Par Florent Pecchio
Vendeurs trop gourmands, acheteurs résignés qui acceptent des prix très élevés, ventes de biens en quelques jours à peine… plusieurs agents immobiliers racontent les excès du marché immobilier annécien.
Irrationnel. Incroyable. Qui dépasse l’entendement. Les mots et les adjectifs ne manquent pas, ces dernières années, pour décrire le marché de l’immobilier à Annecy, qui viennent à la bouche de quiconque cherche à se loger sur le bassin.
Pour mieux cerner certains excès dans cette course parfois effrénée au logement, dans ce territoire où la demande dépasse largement l’offre, l’Essor a demandé à plusieurs agents immobiliers du territoire de raconter leurs propres anecdotes pour décrire ces phénomènes.
« C’est délirant », raconte par exemple Guillaume Dupleix, agent immobilier spécialiste du bassin annécien, pour le compte de CLCV et d’Hestia. « Tous les biens que je rentre en ce moment, ils sont vendus en l’espace d’une semaine ou quinze jours. Et tout part au prix », insiste-t-il, ce qui signifie que les acheteurs ne prennent plus le risque de négocier un prix de vente, de peur d’être doublé par quelqu’un d’autre. « Un bien qui est bien situé, qui est proposé au bon prix, il part tout de suite, résume Guillaume Dupleix. Souvent dès la première visite ». Et d’après lui, « le marché locatif est encore plus fou ».
« En ce moment, les gens sont frileux à vendre, il y a relativement peu de biens sur le marché », estime Myriame Desandré, mandataire indépendante, pour le compte de LFB immobilier. Résultat : la tension est maximale du côté des acheteurs, qui doivent être réactifs et parfois peu regardants sur le niveau de prix proposé. Un cas typique s’est présenté dernièrement : « une villa traditionnelle proche d’Annecy, avec piscine, un peu de terrain, au prix du marché. J’ai été assaillie d’appels ! Et ça a commencé à peine l’annonce postée. » La maison s’est vendue en quelques jours. « Et ce phénomène est pire en bord de lac ou dans le Triangle d’or à Annecy », estime la professionnelle. D’après elle, « certaines annonces ne sortent même pas en ligne », elles sont fléchées vers des clients potentiels connus de l’agent immobilier, et qui sont parfois prêts à acheter « comptant » un appartement.

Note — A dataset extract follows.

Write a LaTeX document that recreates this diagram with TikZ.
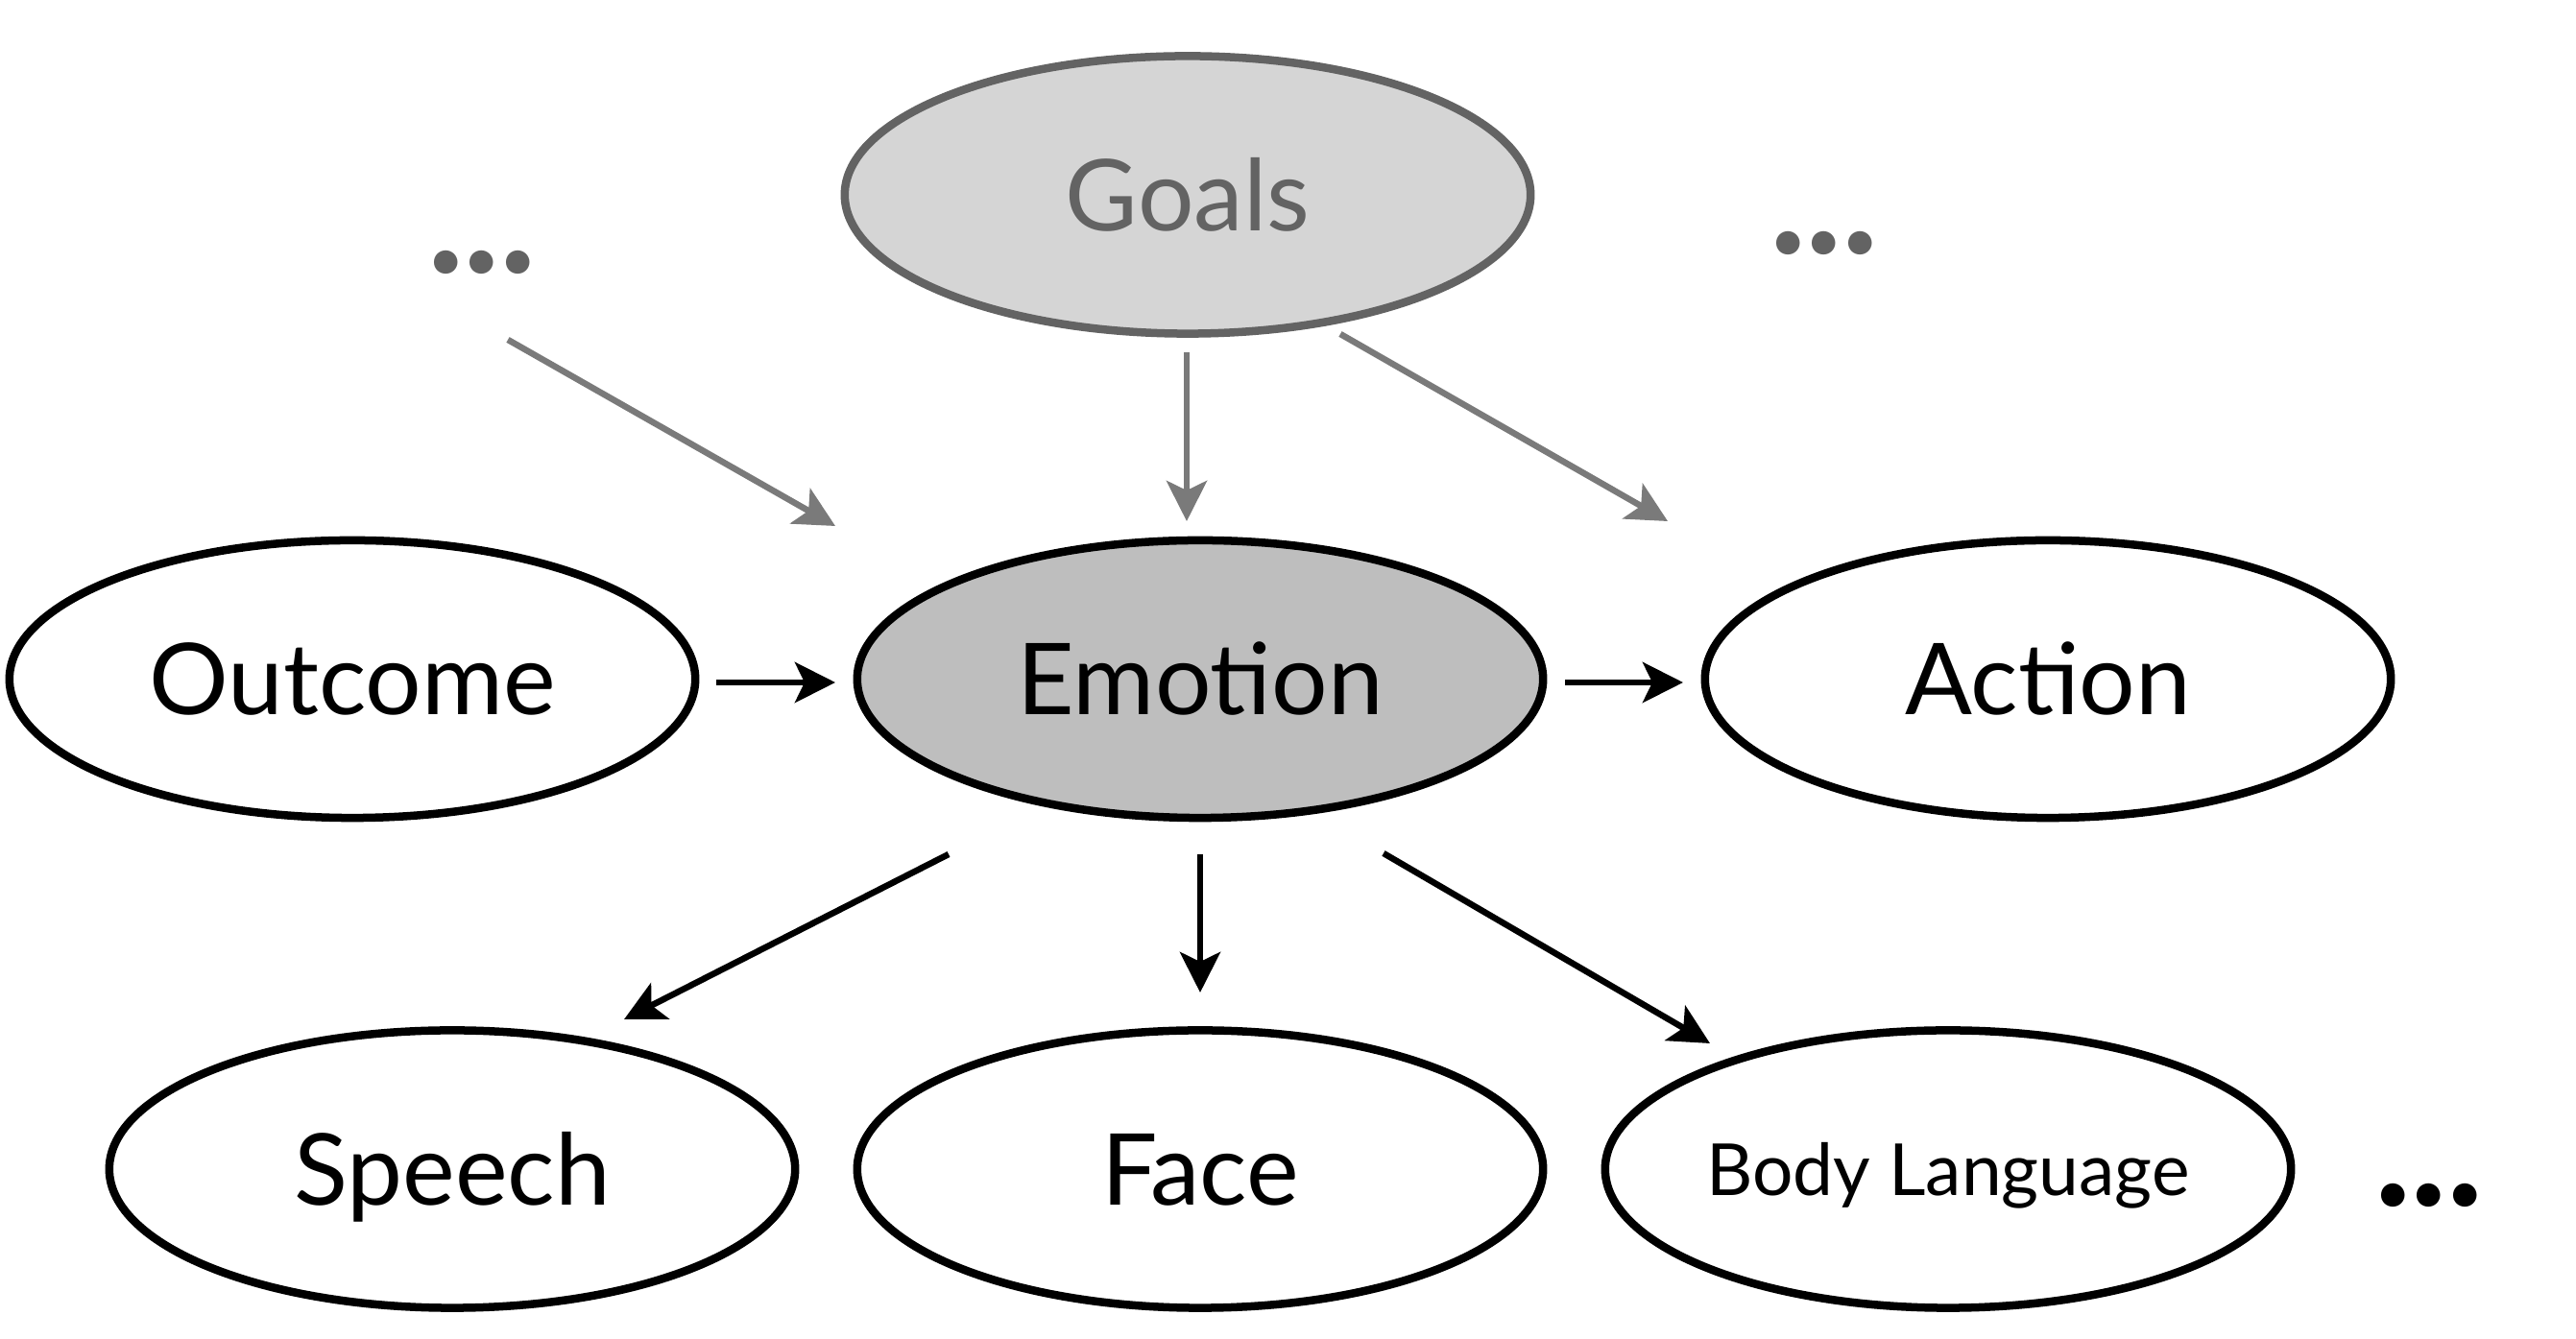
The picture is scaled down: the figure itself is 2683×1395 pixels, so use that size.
\documentclass[tikz,border=0pt]{standalone}
\usepackage{fontspec}
\setmainfont{Lato}
\usetikzlibrary{arrows.meta,shapes.geometric,calc}
\definecolor{goalfill}{HTML}{D5D5D5}
\definecolor{goaldraw}{HTML}{636363}
\definecolor{grayarrow}{HTML}{7A7A7A}
\definecolor{emofill}{HTML}{BEBEBE}
\begin{document}
\begin{tikzpicture}[x=0.01cm,y=-0.01cm,
  oval/.style={ellipse, draw=black, line width=0.085cm, minimum width=7.14cm, minimum height=2.89cm,
    inner sep=0pt, outer sep=0pt, text height=0.74cm, text depth=0pt, font=\fontsize{29.4}{30}\selectfont},
  arr/.style={line width=0.065cm, -{Stealth[length=0.42cm,width=0.42cm,inset=0.1cm]}},
  grayarr/.style={arr, draw=grayarrow},
  dotstyle/.style={font=\bfseries\fontsize{46}{46}\selectfont, anchor=base, inner sep=0pt}]
\useasboundingbox (0,0) rectangle (2683,1395);
\fill[white] (0,0) rectangle (2683,1395);
% nodes
\node[oval, fill=goalfill, draw=goaldraw, text=goaldraw] (goals) at (1237,203) {Goals};
\node[oval] (outcome) at (367,707.5) {Outcome};
\node[oval, fill=emofill] (emotion) at (1250,707.5) {Emotion};
\node[oval] (action) at (2133,707.5) {Action};
\node[oval] (speech) at (471,1218) {Speech};
\node[oval] (face) at (1250,1218) {Face};
\node[oval, text height=0.54cm, font=\fontsize{21.3}{24}\selectfont] (body) at (2029,1218) {\makebox[0pt]{Body Language}};
\node[dotstyle, text=goaldraw] (dotsA) at (502,285) {.\kern-0.2pt.\kern-0.2pt.};
\node[dotstyle, text=goaldraw] (dotsB) at (1900,265) {.\kern-0.2pt.\kern-0.2pt.};
\node[dotstyle] (dotsC) at (2530,1257) {.\kern-0.2pt.\kern-0.2pt.};
% gray connectors
\draw[grayarr] ($(dotsA)+(27,80)$) -- ($(emotion)+(-380,-159.5)$);
\draw[grayarr] ($(goals)+(-1,164)$) -- ($(emotion)+(-14,-164.5)$);
\draw[grayarr] ($(goals)+(159,145)$) -- ($(action)+(-396,-164.5)$);
% black connectors
\draw[arr] ($(outcome)+(379,3.5)$) -- ($(emotion)+(-380,3.5)$);
\draw[arr] ($(emotion)+(380,3.5)$) -- ($(action)+(-380,3.5)$);
\draw[arr] ($(emotion)+(-262,182.5)$) -- ($(speech)+(179,-156)$);
\draw[arr] ($(emotion)+(0,182.5)$) -- ($(face)+(0,-184)$);
\draw[arr] ($(emotion)+(191,181.5)$) -- ($(body)+(-248,-131)$);
\end{tikzpicture}
\end{document}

C’est ce que confirme Christophe Trezy, consultant immobilier chez Foncia : « Je viens de vendre un appartement en vieille ville, sans même l’avoir mis en ligne. Des ventes très rapides, on en a plein d’exemples. En revanche, si le vendeur est trop gourmand, la plupart du temps ça ne fonctionne pas. ».
Francis Feugnet quant à lui, agent immobilier chez Stéphane Plaza, ne manque pas d’exemples pour illustrer certains excès. Dans son expérience récente, plusieurs biens ont donné lieu à une surenchère inattendue. Ainsi cette « maison à Annecy-le-Vieux », dans le secteur de l’université. Une zone recherchée, certes, mais la bâtisse est entièrement à rénover. Elle a été vendue 770 000 euros… alors qu’elle avait été affichée au départ 300 000 euros moins chère !
Autre illustration de l’irrationnel : un appartement vendu près de la gare d’Annecy, il y a quelques semaines, acheté par un Suédois. « L’annonce était en ligne le vendredi soir, l’acheteur m’a écrit deux heures plus tard, depuis son canapé à Stockholm. Le week-end, il a pris l’avion, il est venu acheter cet appartement le lundi », se souvient Francis Feugnet. Un T2 de 47 m2 à environ 500 000 euros, soit un prix au mètre carré proche des standards parisiens.
La plupart des agents immobiliers contactés par l’Essor sont d’accord sur un point : cette tendance qui suit le marché immobilier annécien ne devrait pas s’essouffler de suite. La demande, même si elle n’est pas aussi marquée que dans les mois post Covid, reste très haute. « Des acquéreurs se positionnent sur des biens qui sont trop chers par rapport au marché, mais ils franchissent le pas parce qu’ils en ont marre de chercher », précise Francis Feugnet. Une résignation qui, par effet mécanique, contribue aussi à faire grimper les prix.